In April this year, Acer held its annual Next at Acer press conference in Manhattan, New York, where the Taiwanese company revealed a vast range of products including their Chromebook 715 notebooks.
With Chromebooks up until now, the ones available in South Africa at least, focused on education, Acer’s latest batch of offerings are now aimed at the enterprise sector sporting the Chrome OS.
Traditionally low on processing power and requiring a dedicated internet connection to get a fully fledged experience, is there a place for Chromebooks, and Acer’s latest one in particular, in the workplace?

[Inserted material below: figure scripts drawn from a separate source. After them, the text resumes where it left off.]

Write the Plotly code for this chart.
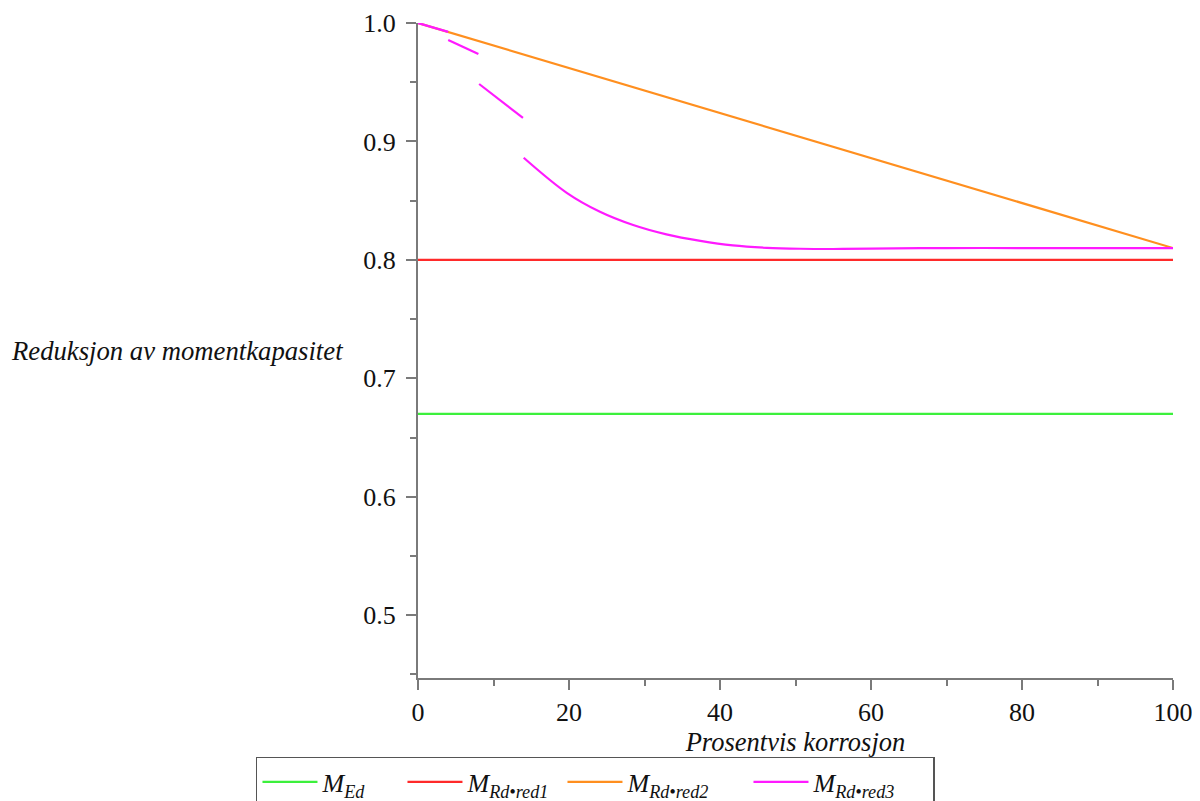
import plotly.graph_objects as go

# ---- data ----
x_span = [0, 100]
m_ed = [0.67, 0.67]
m_rd_red1 = [0.8, 0.8]
m_rd_red2 = [1.0, 0.81]

red3_x = [0, 4, None, 4, 8, None, 8.1, 13.9, None,
          14.0, 19.7, 24.1, 28.5, 32.9, 37.4, 41.7, 46.2, 50.6, 55, 60, 70, 80, 90, 100]
red3_y = [1.0, 0.9925, None, 0.9856, 0.9738, None, 0.9485, 0.9198, None,
          0.8862, 0.8566, 0.8406, 0.8294, 0.8215, 0.816, 0.8122, 0.8102, 0.8094, 0.8092, 0.8095, 0.81, 0.81, 0.81, 0.81]

names = ["<i>M<sub>Ed</sub></i>", "<i>M<sub>Rd•red1</sub></i>",
         "<i>M<sub>Rd•red2</sub></i>", "<i>M<sub>Rd•red3</sub></i>"]
colors = ["#3cf03c", "#ff2a2a", "#ff8f1f", "#ff1aff"]
legend_widths = [75, 90, 116, 115]

x_ticks = [0, 20, 40, 60, 80, 100]
y_ticks = [0.5, 0.6, 0.7, 0.8, 0.9, 1.0]

FONT = "Liberation Serif"
AX = "#7a7a7a"

fig = go.Figure()
series = [(x_span, m_ed), (x_span, m_rd_red1), (x_span, m_rd_red2)]
for i, (xs, ys) in enumerate(series):
    fig.add_trace(go.Scatter(x=xs, y=ys, mode="lines", name=names[i],
                             legendwidth=legend_widths[i],
                             line=dict(color=colors[i], width=2.2)))
fig.add_trace(go.Scatter(x=red3_x, y=red3_y, mode="lines", name=names[3],
                         legendwidth=legend_widths[3], connectgaps=False,
                         line=dict(color=colors[3], width=2.2, shape="spline", smoothing=1.0)))

fig.update_layout(
    width=1192, height=793,
    paper_bgcolor="white", plot_bgcolor="white",
    margin=dict(l=410, r=27, t=15, b=123, autoexpand=False),
    font=dict(family=FONT, size=26, color="#111111"),
    showlegend=True,
    legend=dict(orientation="h", x=-0.2146, xanchor="left", y=-0.1206, yanchor="top",
                bordercolor="#555555", borderwidth=1.5, bgcolor="white",
                font=dict(family=FONT, size=26, color="#111111"),
                itemwidth=55, traceorder="normal"),
    xaxis=dict(range=[0, 100], tickvals=x_ticks, ticks="outside", ticklen=10,
               tickwidth=2, tickcolor=AX, showline=True, linecolor=AX, linewidth=2,
               showgrid=False, zeroline=False, ticklabelstandoff=0,
               minor=dict(dtick=10, ticklen=6, tickwidth=2, tickcolor=AX, ticks="outside"),
               title=dict(text="<i>Prosentvis korrosjon</i>", standoff=0,
                          font=dict(family=FONT, size=26.5)),
               tickfont=dict(family=FONT, size=26)),
    yaxis=dict(range=[0.447, 1.0], tickvals=y_ticks, tickformat=".1f", ticks="outside",
               ticklen=10, tickwidth=2, tickcolor=AX, showline=True, linecolor=AX,
               linewidth=2, showgrid=False, zeroline=False, ticklabelstandoff=5,
               minor=dict(dtick=0.05, ticklen=6, tickwidth=2, tickcolor=AX, ticks="outside"),
               tickfont=dict(family=FONT, size=26)),
    annotations=[dict(text="<i>Reduksjon av momentkapasitet</i>", xref="paper", yref="paper",
                      x=-0.5417, y=0.5, xanchor="left", yanchor="middle", showarrow=False,
                      font=dict(family=FONT, size=26.7, color="#111111"))],
)

fig.write_html("out.html")
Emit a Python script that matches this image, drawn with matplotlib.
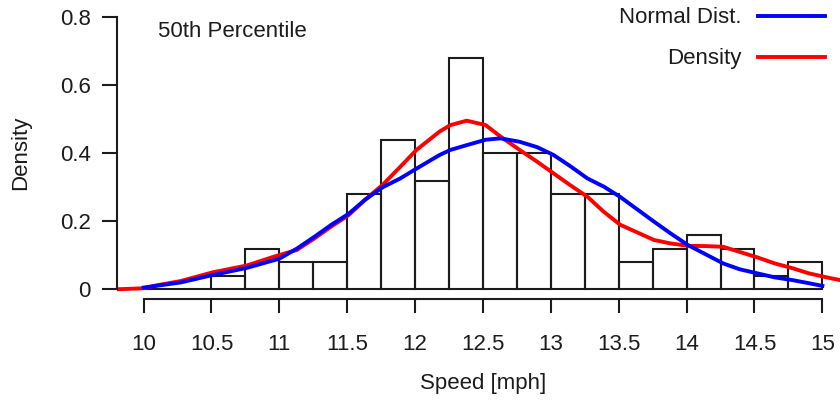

To find that out I took the opportunity to review the Acer Chromebook 715, and full disclosure, I must admit that this is the first Chromebook that I’ve reviewed, having used Windows and Mac devices up until now.
At first glance the Chromebook 715 is understatedly stylish and thin, with the Taiwanese company covering it in an aluminium chassis, which extends to the back of the notebook. The aforementioned chassis also helps to minimise scratches and dents on the notebook, which is a good thing since clumsiness can befall even the most careful person.
When opening the 715 we noticed that unlike most common notebooks that have the touchpad at the centre, this one has it located slightly to the left of centre. While this was an interesting fact, we also noticed that the touchpad was covered with Corning Gorilla Glass which made scrolling smooth and also protected it from scratching.
Another intriguing aspect about the design of this notebook was the keyboard. It has its own numeric keypad on the far right hand side, and the keys are soft and easy to type on with a natural feel on the fingertips. If you’re wanting the hard clicking and clacking of a mechanical keyboard, look elsewhere.
The keyboard is also backlit, which is great if you have to type in the dark, with the power button being integrated into the keyboard layout and not a standalone option on a different part of the notebook.
The Chromebook 715 has a large IPS 16.5″ HD display with a resolution of 1920×1080. The large screen size is nice to have when multitasking, especially if you need to work in two or three applications at a time.
The brightness on offer from the screen is solid, with its performance at 50 percent good enough to ensure all the visuals can be clearly viewed while working indoors and outdoors. If you really want the brightness turned up though, at 100 percent it’s good enough to illuminate a small room if needed.
Above the screen sits an HDR webcam that comes with an extra wide lens to capture the entire room while using it for video calls.
We also enjoyed the fact that the search launchpad was at the bottom left of the screen, and when entering your desired browser it pops up in the middle of the display, which allows you to continue seeing all the other sites that you have opened. The battery level, time and networks are displayed in the bottom right of the screen in an oval-shaped format, that can be maximised to see settings and login details.
Overall the experience of Chrome OS was enjoyable, but there is definitely a learning curve for those who are used to the likes of Windows. As such if you own an Android phone, don’t assume that things will be easy to pick up in Chrome OS.
The Hidden Power
The Acer Chromebook 715 comes with an Intel Celeron 3867U processor, which clocks at a modest 1.80GHz. Added to this the 715 is available with up to 16GB DDR4 and up to 128GB eMMC storage.
Our review model, however, is one of the lower specced offerings and features 4GB DDR4 and 32 eMMC storage. All in all then the 715 is by no means a powerhouse, and is rather designed to take care of the basics.
We used Geekbench to check the performance of the Chromebook 715, on single core it got a score of 2 514, while on the multi-core it scored 4 303. This means that it runs efficiently on all applications and can them quickly and without hassle.
This proved to be the case while we working on the Chromebook 715, as it never showed signs of struggling or performed sluggishly.
Looking at the battery performance, the Chromebook 715’s Type 4 cell Li-ion unit did far better than expected, as I was able to get around 12 hours from a full charge. This gives you a solid work day’s worth of battery life and then some which is important for users who need to work when a plug point isn’t nearby.
In terms of ports the 715 has a USB 3.1 and USB Type-C port on each side of the notebook, as well as MicroSD card reader and 3.5mm headphone jack.
Overall the Acer Chromebook 715 is a solid notebook.
In terms of battery life, it’s better than most thanks to 12 hours of use. Also helping in its case is the simple and refined design, which won’t turn heads, but cannot be described as ugly. As such it will likely fade into the background while working, and ensures distractions are kept to a minimum.
When it comes to the processing power, this notebook can handle the basics very well, with our Geekbench can attesting to that.
In conclusion then, the Acer Chromebook 715 comes highly recommended, and especially for the starting price of R7 999.